Blog: My Son Seems So Uncomfortable in His Own Skin


My son is a sweet, loving, silly 11-year-old. Unfortunately, in the last few years, he has struggled in school, which has significantly decreased his self esteem. He often over-apologizes, says things to gain approval, will do whatever anyone else wants to do and doesn’t share (or have) his own opinion. It breaks my heart that he seems uncomfortable in his own skin. We have found acting to be an activity he enjoys, and is good at, so we encourage that.

Your son sounds like a sweetheart; it must be very hard to watch him struggling without being anchored to a solid sense of himself. I’m glad you sent in this question, and will share a few ideas that may be of help.

• Confidence-building is an inside job. We become more sure of ourselves when we have the chance to stretch and grow beyond our limitations. Allow him whatever opportunities you can to pursue his acting interests. Attend plays or musical performances (even at your local community college), look for theater camps and encourage him to read stories about the childhood challenges of some of his favorite actors to discover how they moved past limitations. Be sure to watch for other areas where your son shows interest and might enjoy being challenged to learn and grow beyond his comfort zone.

• Help him associate learning with experiences outside of a school setting. Visit museums that have hands-on exhibits so he can engage with what he’s exploring.

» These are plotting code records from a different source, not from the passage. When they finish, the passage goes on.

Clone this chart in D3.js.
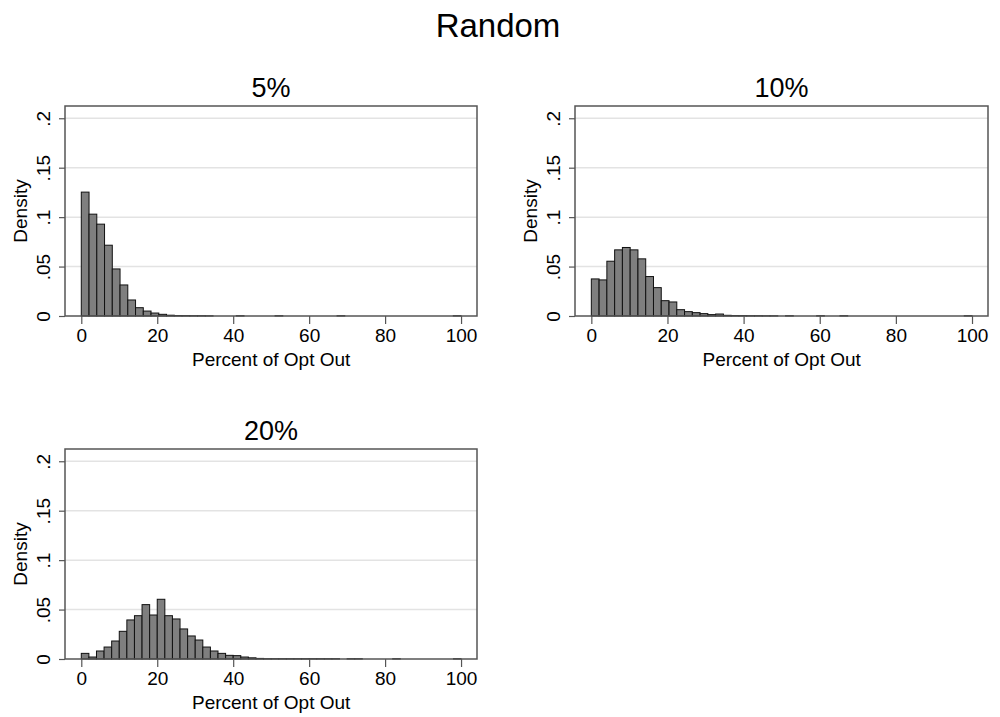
<!DOCTYPE html>
<html>
<head>
<meta charset="utf-8">
<script src="https://cdn.jsdelivr.net/npm/d3@7"></script>
<style>
  html, body { margin: 0; padding: 0; background: #fff; }
  svg { display: block; font-family: "Liberation Sans", Arial, Helvetica, sans-serif; }
</style>
</head>
<body>
<svg id="chart" width="1000" height="717"></svg>
<script>
// ---- Data (densities) ----
const mainTitle = "Random";
const panelTitles = ["5%", "10%", "20%"];
const xTicks = [0, 20, 40, 60, 80, 100];
const yTicks = [0, 0.05, 0.1, 0.15, 0.2];
const yTickLabels = ["0", ".05", ".1", ".15", ".2"];
const xLabel = "Percent of Opt Out";
const yLabel = "Density";

// bin widths (percentage points) per panel
const binWidths = [2.0408, 2.0408, 2.0];

// 5% panel: 49 bins
const density5 = [
  0.1253, 0.1030, 0.0929, 0.0716, 0.0476, 0.0314, 0.0162, 0.0084, 0.0050, 0.0030,
  0.0017, 0.0008, 0.0005, 0.0004, 0.0003, 0.0003, 0.0002, 0, 0, 0,
  0.0003, 0, 0, 0, 0, 0.0003, 0, 0, 0, 0,
  0, 0, 0, 0.0003, 0, 0, 0, 0, 0, 0,
  0, 0, 0, 0, 0, 0, 0, 0, 0.0003
];
// 10% panel: 49 bins
const density10 = [
  0.0375, 0.0365, 0.0554, 0.0669, 0.0693, 0.0669, 0.0578, 0.0399, 0.0287, 0.0155,
  0.0142, 0.0064, 0.0044, 0.0034, 0.0024, 0.0014, 0.0020, 0.0007, 0.0005, 0.0004,
  0.0003, 0.0003, 0.0002, 0.0002, 0, 0.0003, 0, 0, 0, 0.0003,
  0, 0, 0.0003, 0, 0, 0, 0, 0, 0, 0,
  0, 0, 0, 0, 0, 0, 0, 0, 0.0003
];
// 20% panel: 50 bins
const density20 = [
  0.0057, 0.0020, 0.0081, 0.0121, 0.0182, 0.0280, 0.0395, 0.0438, 0.0550, 0.0445,
  0.0604, 0.0438, 0.0405, 0.0304, 0.0233, 0.0192, 0.0121, 0.0081, 0.0057, 0.0037,
  0.0034, 0.0020, 0.0012, 0.0006, 0.0003, 0.0003, 0.0003, 0.0003, 0.0003, 0.0003,
  0.0003, 0.0003, 0.0003, 0.0003, 0, 0.0003, 0.0003, 0, 0, 0,
  0, 0.0003, 0, 0, 0, 0, 0, 0, 0, 0.0003
];
const panelData = [density5, density10, density20];

// ---- Layout ----
const svg = d3.select("#chart");
const boxes = [
  { x0: 65, x1: 477, y0: 106, y1: 316 },
  { x0: 575, x1: 988, y0: 106, y1: 316 },
  { x0: 65, x1: 477, y0: 449, y1: 659 }
];
const xDomain = [-4.29, 104.2];
const yDomain = [0, 0.2124];

svg.append("text")
  .attr("x", 498).attr("y", 37)
  .attr("text-anchor", "middle")
  .attr("font-size", 33)
  .attr("fill", "#000")
  .text(mainTitle);

panelData.forEach((vals, i) => {
  const b = boxes[i];
  const g = svg.append("g");
  const x = d3.scaleLinear().domain(xDomain).range([b.x0, b.x1]);
  const y = d3.scaleLinear().domain(yDomain).range([b.y1, b.y0]);
  const w = binWidths[i];

  // grid lines
  g.selectAll("line.grid").data(yTicks.slice(1)).join("line")
    .attr("class", "grid")
    .attr("x1", b.x0).attr("x2", b.x1)
    .attr("y1", d => y(d)).attr("y2", d => y(d))
    .attr("stroke", "#e3e3e3").attr("stroke-width", 1.5);

  // bars
  g.selectAll("rect.bar").data(vals).join("rect")
    .attr("class", "bar")
    .attr("x", (d, k) => x(k * w))
    .attr("width", (d, k) => x((k + 1) * w) - x(k * w))
    .attr("y", d => y(d))
    .attr("height", d => y(0) - y(d))
    .attr("fill", "#7f7f7f")
    .attr("stroke", "#111")
    .attr("stroke-width", 1);

  // plot box
  g.append("rect")
    .attr("x", b.x0).attr("y", b.y0)
    .attr("width", b.x1 - b.x0).attr("height", b.y1 - b.y0)
    .attr("fill", "none").attr("stroke", "#555").attr("stroke-width", 1.5);

  // x axis
  const xAxis = d3.axisBottom(x).tickValues(xTicks).tickSize(8).tickPadding(5).tickFormat(d3.format("d"));
  const gx = g.append("g").attr("transform", `translate(0,${b.y1})`).call(xAxis);
  gx.select(".domain").remove();
  gx.selectAll(".tick line").attr("stroke", "#555").attr("stroke-width", 1.2);
  gx.selectAll(".tick text").attr("font-size", 19).attr("fill", "#000")
    .attr("font-family", "Liberation Sans, Arial, sans-serif");

  // y axis
  const yAxis = d3.axisLeft(y).tickValues(yTicks).tickSize(6).tickFormat((d, k) => yTickLabels[k]);
  const gy = g.append("g").attr("transform", `translate(${b.x0},0)`).call(yAxis);
  gy.select(".domain").remove();
  gy.selectAll(".tick line").attr("stroke", "#555").attr("stroke-width", 1.2);
  gy.selectAll(".tick text")
    .attr("font-size", 19).attr("fill", "#000")
    .attr("font-family", "Liberation Sans, Arial, sans-serif")
    .attr("x", null).attr("dy", null)
    .attr("text-anchor", "middle")
    .attr("transform", "translate(-22,0) rotate(-90)")
    .attr("y", 0)
    .attr("dy", "0.35em");

  // axis titles
  g.append("text")
    .attr("x", (x(0) + x(100)) / 2).attr("y", b.y1 + 50)
    .attr("text-anchor", "middle").attr("font-size", 19).attr("fill", "#000")
    .text(xLabel);
  g.append("text")
    .attr("transform", `translate(${b.x0 - 45},${(b.y0 + b.y1) / 2}) rotate(-90)`)
    .attr("dy", "0.35em")
    .attr("text-anchor", "middle").attr("font-size", 19).attr("fill", "#000")
    .text(yLabel);

  // panel title
  g.append("text")
    .attr("x", (b.x0 + b.x1) / 2 + (i === 1 ? 0 : 0)).attr("y", b.y0 - 9)
    .attr("text-anchor", "middle").attr("font-size", 27).attr("fill", "#000")
    .text(panelTitles[i]);
});
</script>
</body>
</html>
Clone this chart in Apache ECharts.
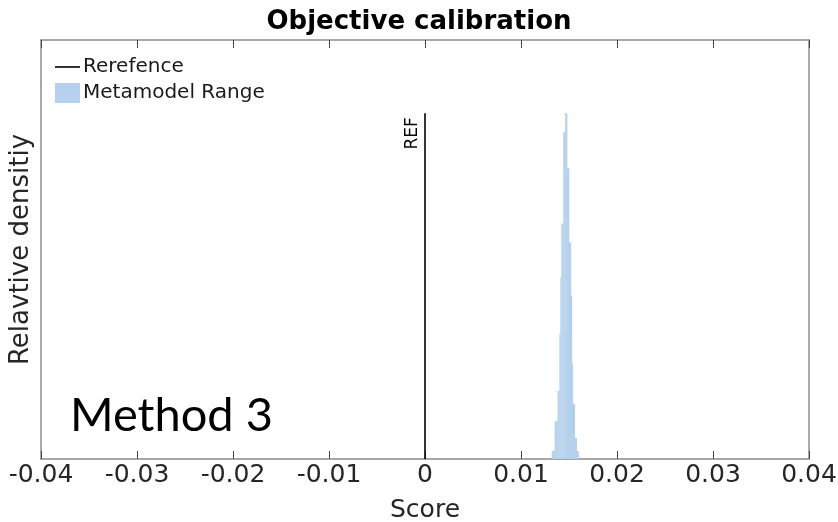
<!DOCTYPE html>
<html>
<head>
<meta charset="utf-8">
<script src="https://cdn.jsdelivr.net/npm/echarts@6/dist/echarts.min.js"></script>
<style>
html,body{margin:0;padding:0;background:#fff;}
#chart{width:838px;height:522px;}
</style>
</head>
<body>
<div id="chart"></div>
<script>
// ---- data ----
const titleText = 'Objective calibration';
const xTicks = [-0.04, -0.03, -0.02, -0.01, 0, 0.01, 0.02, 0.03, 0.04];
// histogram bin edges (Score) and heights (relative density, arbitrary units)
const binEdges = [0.0132, 0.0133, 0.0134, 0.0135, 0.0136, 0.0137, 0.0138, 0.0139, 0.0140, 0.0141,
                  0.0142, 0.0143, 0.0144, 0.0145, 0.0146, 0.0147, 0.0148, 0.0149, 0.0150, 0.0151,
                  0.0152, 0.0153, 0.0154, 0.0155, 0.0156, 0.0157, 0.0158, 0.0159, 0.0160];
const binHeights = [8, 8, 8, 38, 38, 38, 68, 68, 125, 181, 235, 235, 326, 326,
                    345, 345, 290, 290, 216, 216, 163, 95, 55, 55, 21, 21, 8, 8];
const refScore = 0;
const refTop = 345;
const yMax = 418;

const histData = binHeights.map((h, i) => [binEdges[i], binEdges[i + 1], h]);
const refData = [[refScore, 0], [refScore, refTop]];

const FONT = '"DejaVu Sans"';
const chart = echarts.init(document.getElementById('chart'), null, {renderer: 'canvas'});
const frameColor = '#8c8c8c';

chart.setOption({
  animation: false,
  backgroundColor: '#ffffff',
  title: {
    text: titleText, left: 'center', top: 4,
    textStyle: {fontFamily: FONT, fontSize: 26, fontWeight: 'bold', color: '#000'}
  },
  legend: {
    orient: 'vertical', left: 55, top: 57, padding: 0,
    itemWidth: 25, itemHeight: 20, itemGap: 6,
    textStyle: {fontFamily: FONT, fontSize: 20, color: '#1a1a1a', padding: [0, 0, 0, -2]},
    data: [
      {name: 'Rerefence', icon: 'path://M0,0H25V1.6H0Z'},
      {name: 'Metamodel Range', icon: 'rect'}
    ]
  },
  grid: {left: 41, right: 29, top: 40, bottom: 63, outerBoundsMode: 'none', containLabel: false},
  xAxis: [{
    type: 'value', min: -0.04, max: 0.04, interval: 0.01,
    name: 'Score', nameLocation: 'middle', nameGap: 39,
    nameTextStyle: {fontFamily: FONT, fontSize: 25, color: '#262626'},
    axisLine: {show: true, onZero: false, lineStyle: {color: frameColor, width: 1.5}},
    axisTick: {show: true, inside: true, length: 8, lineStyle: {color: '#444'}},
    axisLabel: {fontFamily: FONT, fontSize: 25, color: '#262626', margin: 4,
      formatter: v => { const s = xTicks.find(t => Math.abs(t - v) < 1e-9); return s === 0 ? '0' : String(s); }},
    splitLine: {show: false}
  }, {
    type: 'value', position: 'top', min: -0.04, max: 0.04, interval: 0.01,
    axisLine: {show: true, onZero: false, lineStyle: {color: frameColor, width: 1.5}},
    axisTick: {show: true, inside: true, length: 8, lineStyle: {color: '#444'}},
    axisLabel: {show: false}, splitLine: {show: false}
  }],
  yAxis: [{
    type: 'value', min: 0, max: yMax,
    name: 'Relavtive densitiy', nameLocation: 'middle', nameGap: 7,
    nameTextStyle: {fontFamily: FONT, fontSize: 26, color: '#262626'},
    axisLine: {show: true, onZero: false, lineStyle: {color: frameColor, width: 1.5}},
    axisTick: {show: false}, axisLabel: {show: false}, splitLine: {show: false}
  }, {
    type: 'value', position: 'right', min: 0, max: yMax,
    axisLine: {show: true, onZero: false, lineStyle: {color: frameColor, width: 1.5}},
    axisTick: {show: false}, axisLabel: {show: false}, splitLine: {show: false}
  }],
  graphic: [{
    type: 'text', left: 70, top: 392,
    style: {text: 'Method 3', fontFamily: 'Lato', fontSize: 47, fill: '#000'}
  }],
  series: [{
    name: 'Rerefence', type: 'line', data: refData,
    symbol: 'none', showSymbol: false, color: '#000', lineStyle: {color: '#000', width: 1.6},
    z: 5,
    markLine: {
      silent: true, symbol: 'none',
      lineStyle: {color: 'rgba(0,0,0,0)', width: 0},
      label: {show: true, position: 'insideEndTop', formatter: 'REF', distance: 4,
              fontFamily: FONT, fontSize: 17, color: '#000'},
      data: [[{coord: refData[0]}, {coord: refData[1]}]]
    }
  }, {
    name: 'Metamodel Range', type: 'custom', color: '#b4d0ec',
    data: histData,
    encode: {x: [0, 1], y: 2},
    renderItem: function (params, api) {
      const p0 = api.coord([api.value(0), api.value(2)]);
      const p1 = api.coord([api.value(1), 0]);
      return {
        type: 'rect',
        shape: {x: p0[0], y: p0[1], width: p1[0] - p0[0] + 0.3, height: p1[1] - p0[1]},
        style: {fill: '#b4d0ec'}
      };
    }
  }]
});
</script>
</body>
</html>
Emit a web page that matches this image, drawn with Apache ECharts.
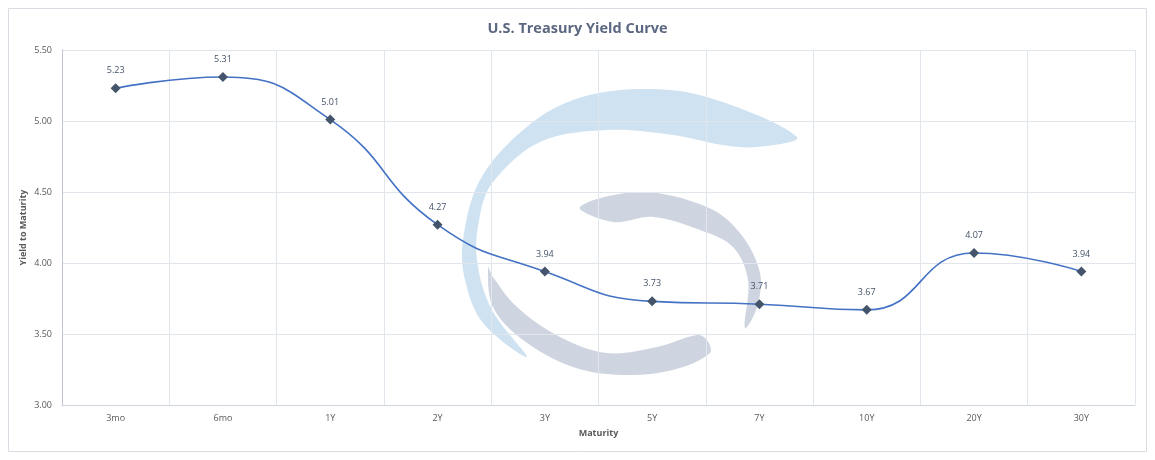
<!DOCTYPE html>
<html>
<head>
<meta charset="utf-8">
<script src="https://cdn.jsdelivr.net/npm/echarts@6/dist/echarts.min.js"></script>
<style>
  html, body { margin: 0; padding: 0; background: #fff; }
  #chart { width: 1155px; height: 460px; }
</style>
</head>
<body>
<div id="chart"></div>
<script>
// maturities and yields
let maturities = ['3mo', '6mo', '1Y', '2Y', '3Y', '5Y', '7Y', '10Y', '20Y', '30Y'];
let yields = [5.23, 5.31, 5.01, 4.27, 3.94, 3.73, 3.71, 3.67, 4.07, 3.94];
let yTicks = { min: 3.0, max: 5.5, step: 0.5 };

const FONT = '"Open Sans", "Liberation Sans", sans-serif';

/**
 * watermark logo behind the plot (decoration only)
 */
function logoShapes(){
    return [{
        type: 'polygon',
        z: -10,
        shape: {
            smooth: 0.35,
            points: [[797,137],[707,97],[640,89],[573,100],[523,130],[480,180],[463,240],[465,280],[483,323],[527,357],
                     [492,310],[477,260],[480,215],[493,182],[540,142],[607,130],[673,135],[723,145],[757,147]]
        },
        style: { fill: '#cfe2f1' }
    }, {
        type: 'polygon',
        z: -10,
        shape: {
            smooth: 0.35,
            points: [[580,207],[640,192],[707,207],[740,233],[760,273],[757,307],[745,328],
                     [748,280],[733,247],[700,230],[653,217],[613,222]]
        },
        style: { fill: '#cfd5e0' }
    }, {
        type: 'polygon',
        z: -10,
        shape: {
            smooth: 0.35,
            points: [[488,267],[493,307],[523,340],[573,367],[623,375],[673,370],[710,353],[707,340],[697,335],
                     [657,347],[607,353],[560,337],[517,307],[493,277]]
        },
        style: { fill: '#cfd5e0' }
    }, {
        // outer chart frame
        type: 'rect',
        z: -20,
        shape: { x: 8.5, y: 8.5, width: 1138, height: 443 },
        style: { fill: 'none', stroke: '#d9dde3', lineWidth: 1 }
    }];
}

let chart = echarts.init(document.getElementById('chart'));
chart.setOption({
    backgroundColor: '#ffffff',
    animation: false,
    textStyle: { fontFamily: FONT },
    title: {
        text: 'U.S. Treasury Yield Curve',
        left: 'center',
        top: 16,
        textStyle: { fontFamily: FONT, fontSize: 14.5, fontWeight: 'bold', color: '#5b6780' }
    },
    graphic: logoShapes(),
    grid: { left: 62, right: 20, top: 50, bottom: 55 },
    xAxis: {
        type: 'category',
        data: maturities,
        boundaryGap: true,
        name: 'Maturity',
        nameLocation: 'middle',
        nameGap: 24,
        nameMoveOverlap: false,
        nameTextStyle: { fontFamily: FONT, fontSize: 9, fontWeight: 'bold', color: '#595959' },
        axisLine: { lineStyle: { color: '#d0d5dd' } },
        axisTick: { show: false },
        axisLabel: { fontFamily: FONT, fontSize: 9, color: '#595959', margin: 9 },
        splitLine: { show: true, lineStyle: { color: '#e1e5ec' } }
    },
    yAxis: {
        type: 'value',
        min: yTicks.min,
        max: yTicks.max,
        interval: yTicks.step,
        name: 'Yield to Maturity',
        nameLocation: 'middle',
        nameGap: 34,
        nameMoveOverlap: false,
        nameTextStyle: { fontFamily: FONT, fontSize: 9, fontWeight: 'bold', color: '#595959' },
        axisLine: { show: true, lineStyle: { color: '#bfc5ce' } },
        axisTick: { show: false },
        axisLabel: {
            fontFamily: FONT, fontSize: 9, color: '#595959', margin: 10,
            formatter: function(v){ return v.toFixed(2); }
        },
        splitLine: { show: true, lineStyle: { color: '#e1e5ec' } }
    },
    series: [{
        name: 'yield',
        type: 'line',
        data: yields,
        smooth: 0.5,
        symbol: 'diamond',
        symbolSize: 10,
        lineStyle: { color: '#4472c4', width: 1.6 },
        itemStyle: { color: '#44546a' },
        label: {
            show: true,
            position: 'top',
            distance: 8,
            fontFamily: FONT,
            fontSize: 9,
            color: '#44546a',
            formatter: function(p){ return p.value.toFixed(2); }
        },
        z: 5
    }]
});
</script>
</body>
</html>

Go to interesting lectures or readings with speakers who are passionate about their subject. Introduce him to chefs, interior designers or pilots who are enjoying success in their field, but may have struggled in school. Many kids fail to understand that intelligence comes in many “flavors”; broaden his horizons about what it means to be learn and be smart.

• Allow him to feel, not just hear that he matters. While it’s great to tell your son how terrific he is, children need to interact with the real world to genuinely feel they can make a positive impact on the lives of others. Perhaps he can volunteer for a few hours a week tutoring younger children at an after school program. Or maybe he can read to an elderly neighbor. Or he may be able to fundraise for a cause he cares about. We all are lifted up when we engage in meaningful activities. Help him find something that fits for him.

• Honor his requests in ways that foster assertiveness. If your son is overly passive and compliant, pay special attention to moments when he does assert his will. This doesn’t mean giving him donuts for dinner every night just because he asks, but if he expresses a preference for going to one movie rather than another, perhaps you can consider honoring his request more often.

• Encourage him to forge healthy friendships. Your son sounds like a gentle boy who may lose himself in the presence of strong personalities. Ask his teacher to suggest other children with similar temperaments, and arrange time for them to get together outside of the school setting where they may be shy or intimidated. Sometimes an outing fosters connection more easily than having a new friend over to your house, where some children feel awkward about keeping things interesting. Bowling or miniature golf can be good activities that allow kids to get to know each other while sharing a fun experience.

• Help him identify and express his opinions. Ask him what he thinks about a topic in the news. Invite him to explain something in depth that he heard in current events or create a mock debate where you pick a topic out of a hat and have him argue for or against it, like, “Why the school day should/ should not begin at 10:00 a.m.” or “Why people should/ should not be heavily fined for littering.” Help him practice taking a stand, and be sure to listen respectfully to his point of view.

I can’t count the number of children and teens I’ve worked with who genuinely believed they were stupid, despite being brilliant at something outside of a school setting. Many are helped by taking Howard Gardner’s Multiple Intelligence test (available online), which allows them to better understand that being “school smart” is only one manifestation of giftedness. Hopefully these ideas will help you help your son discover his unique brand of genius.